Жуков. Главное Пугало Красной Армии. Бить морды, пугать расстрелами, наводить террор в войсках - вот его работа. Нужная, кстати, работа. В оборонительных операциях, когда надо "стоять насмерть", Жуков - незаменимый человек. А вот в наступательных... лучше скромно помолчим.
Генерал подошел, сорвал с него один погон и сказал:
- Пойдете в бой рядовым. После боя рассмотрим вопрос о вашем звании.
Наказание невиновных и награждение непричастных. Без всякого расследования, дознания и т.п. Первого, кто под руку попался. Знакомый стиль, не правда ли?
Перед строем полка захваченных немцев расстреляли, женщин повесили, а начальника штаба привязали одной ногой к сосне, а другой к только полученному американскому «студебеккеру» и разорвали предателя пополам.
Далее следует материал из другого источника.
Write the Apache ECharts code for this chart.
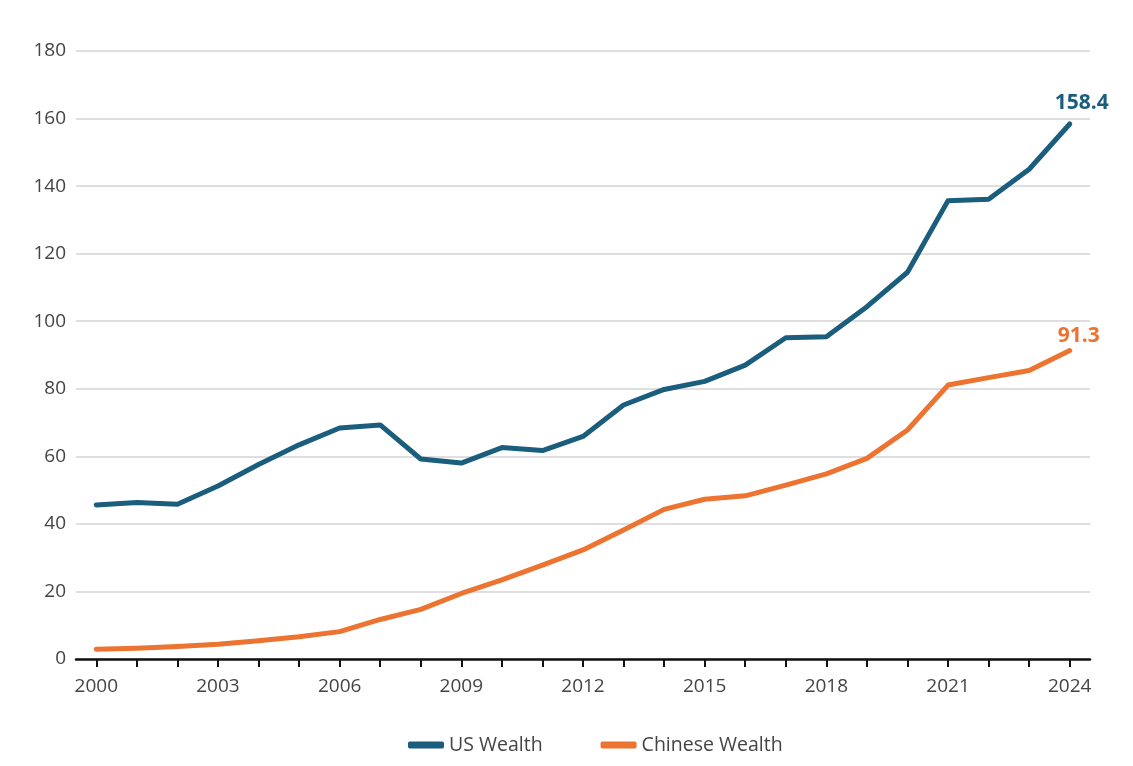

Уж простите за занудство, но злобная мстительность - отличительная черта... и т.д. А тут ещё и отношение к пленным ярко высвечено. Рассказывая про своего отца, который расстрелял военнопленного, Юрий Игнатьевич оправдывался, что это-де случилось в окружении, и не было возможности отправить его куда положено. Но здесь-то оправдываться ну совершенно нечем! (Абсолютно типичный для Красной армии случай. Известно великое множество свидетельств именно о таком отношении войск к пленному противнику).
"Уж простите за занудство, но
"Уж простите за занудство, но злобная мстительность - отличительная черта... и т.д...."
"Ви дурак или Ви враг народа?" (с)
...
Нет, он зануда. И мелкий пакостник. Что характерная черта...
Грешно смеяться над больными людьми!